With a good combination of difference and similarities, and the latter featuring the importance of legacy, our relationship extended to a higher spiritual level. We realised that we were destined to be in each other’s path, to bring encouragement in order to keep going on our earthly odyssey that we decided to call Afrodynamics. It’s what we are considering as a way of living with Mother Earth, a farming philosophy bringing African spiritual principles and practices into the heart of our life and work. Some people would say ‘it’s biodynamic, the African way’. But in reality, it’s more than that. We started doing some searches to better explain what we have called the ancestors’ way of living with crop plants and using them: vodun, traditions, knowledge and wisdom passed down over centuries and generations in agriculture. We still have a long way to go …
In 2019, I made my first wine, at Springfontein.
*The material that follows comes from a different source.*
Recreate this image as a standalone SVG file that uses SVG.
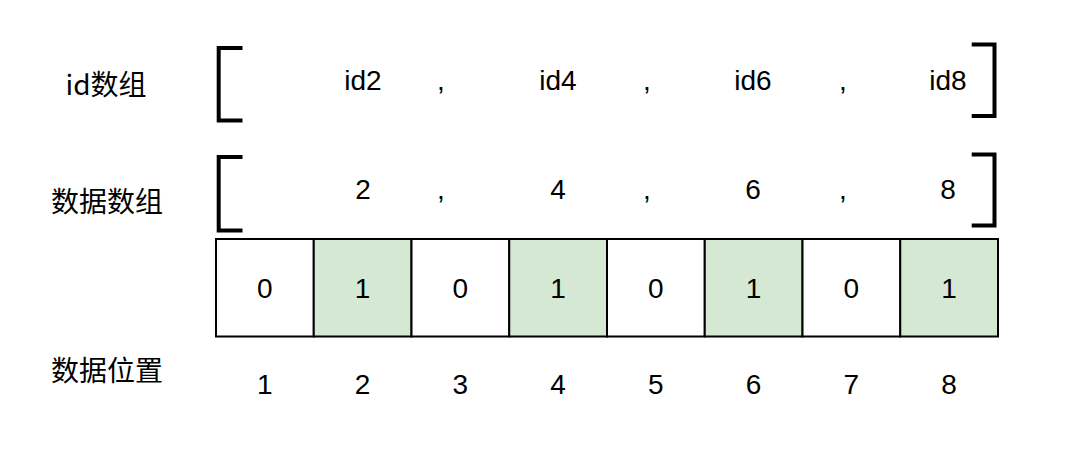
<svg xmlns="http://www.w3.org/2000/svg" width="1080" height="455" viewBox="0 0 1080 455">
<style>
.t{font-family:"Liberation Sans","Noto Sans CJK SC",sans-serif;font-size:28px;fill:#000;text-anchor:middle}
.c{font-family:"Noto Sans CJK SC","Liberation Sans",sans-serif;font-size:28px;fill:#000;text-anchor:middle}
.br{fill:none;stroke:#000;stroke-width:4;stroke-linejoin:miter}
.cell{stroke:#000;stroke-width:2}
.w{fill:#fff}
.g{fill:#d5e8d4}
</style>
<rect width="1080" height="455" fill="#fff"/>
<g id="labels">
<text class="c" x="106" y="94.5">id数组</text>
<text class="c" x="107" y="211.5">数据数组</text>
<text class="c" x="107" y="380.5">数据位置</text>
</g>
<g id="id-array">
<path class="br" d="M242.5,48 H218.7 V120.5 H242.5"/>
<path class="br" d="M971.7,44.5 H994.5 V116 H971.7"/>
<text class="t" x="363" y="89.5">id2</text>
<text class="t" x="441" y="89.5">,</text>
<text class="t" x="558" y="89.5">id4</text>
<text class="t" x="647" y="89.5">,</text>
<text class="t" x="753" y="89.5">id6</text>
<text class="t" x="843" y="89.5">,</text>
<text class="t" x="948" y="89.5">id8</text>
</g>
<g id="data-array">
<path class="br" d="M242.5,157 H218.7 V230.5 H242.5"/>
<path class="br" d="M971.7,154.5 H994.5 V225.5 H971.7"/>
<text class="t" x="363" y="198.5">2</text>
<text class="t" x="441" y="198.5">,</text>
<text class="t" x="558" y="198.5">4</text>
<text class="t" x="647" y="198.5">,</text>
<text class="t" x="753" y="198.5">6</text>
<text class="t" x="843" y="198.5">,</text>
<text class="t" x="948" y="198.5">8</text>
</g>
<g id="bitmap">
<rect class="cell w" x="216" y="239" width="97.75" height="97.5"/>
<rect class="cell g" x="313.75" y="239" width="97.75" height="97.5"/>
<rect class="cell w" x="411.5" y="239" width="97.75" height="97.5"/>
<rect class="cell g" x="509.25" y="239" width="97.75" height="97.5"/>
<rect class="cell w" x="607" y="239" width="97.75" height="97.5"/>
<rect class="cell g" x="704.75" y="239" width="97.75" height="97.5"/>
<rect class="cell w" x="802.5" y="239" width="97.75" height="97.5"/>
<rect class="cell g" x="900.25" y="239" width="97.75" height="97.5"/>
<text class="t" x="264.9" y="297.5">0</text>
<text class="t" x="362.6" y="297.5">1</text>
<text class="t" x="460.4" y="297.5">0</text>
<text class="t" x="558.1" y="297.5">1</text>
<text class="t" x="655.9" y="297.5">0</text>
<text class="t" x="753.6" y="297.5">1</text>
<text class="t" x="851.4" y="297.5">0</text>
<text class="t" x="949.1" y="297.5">1</text>
</g>
<g id="positions">
<text class="t" x="264.9" y="394">1</text>
<text class="t" x="362.6" y="394">2</text>
<text class="t" x="460.4" y="394">3</text>
<text class="t" x="558.1" y="394">4</text>
<text class="t" x="655.9" y="394">5</text>
<text class="t" x="753.6" y="394">6</text>
<text class="t" x="851.4" y="394">7</text>
<text class="t" x="949.1" y="394">8</text>
</g>
<g id="connectors"></g>
</svg>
Without the support of the estate team, a mix of beautiful Black, Cape coloured and white people, sometimes laughing about my very French oenological approach, I would never have been able to get this done. It’s – what else? – a Pinot Noir. A little too astringent, a little low in body and alcohol, but drinkable. So I have been told.
As of this year’s 2020 vintage, the second Mami Wata Pinot Noir has already been made. My father, now 80, joined the harvest in the Cape. I haven’t seen him dancing in the jolly, happy way he did in Springfontein’s Ulumbaza Wine Bar(n) for years.
In addition, we have also found the right land for vine-growing in Togo. The spot on the country’s high northern plateau is currently being prepared and should welcome its first vines in the coming year. Domaine Akua’ba, wine made in Africa primarily for anyone feeling connected to Mother Africa, is my premier intention. That’s the destination of my spiritual wine journey back to Africa.
The greatest treasures on this journey are the genuine friends and the beautiful souls I have encountered. They brought and continue to bring vibrant energy to the world. I also feel grateful for sharing the wine world’s deep sense of mutual co-operation. I hope my story will inspire people, bring them the courage to follow their intuition and the strength to follow their dream. It is never too late!
*The VINO VITO agency offers basic wine training for the local hospitality industry, developing wine confidence through knowledge as well as wine-service skills. They have recently extended their services to the local public via wine tastings and courses to learn the basics and simply buy wines. In addition, they have just started a social project in Kloto prefecture, setting up an agri-viticulture training centre for young female students.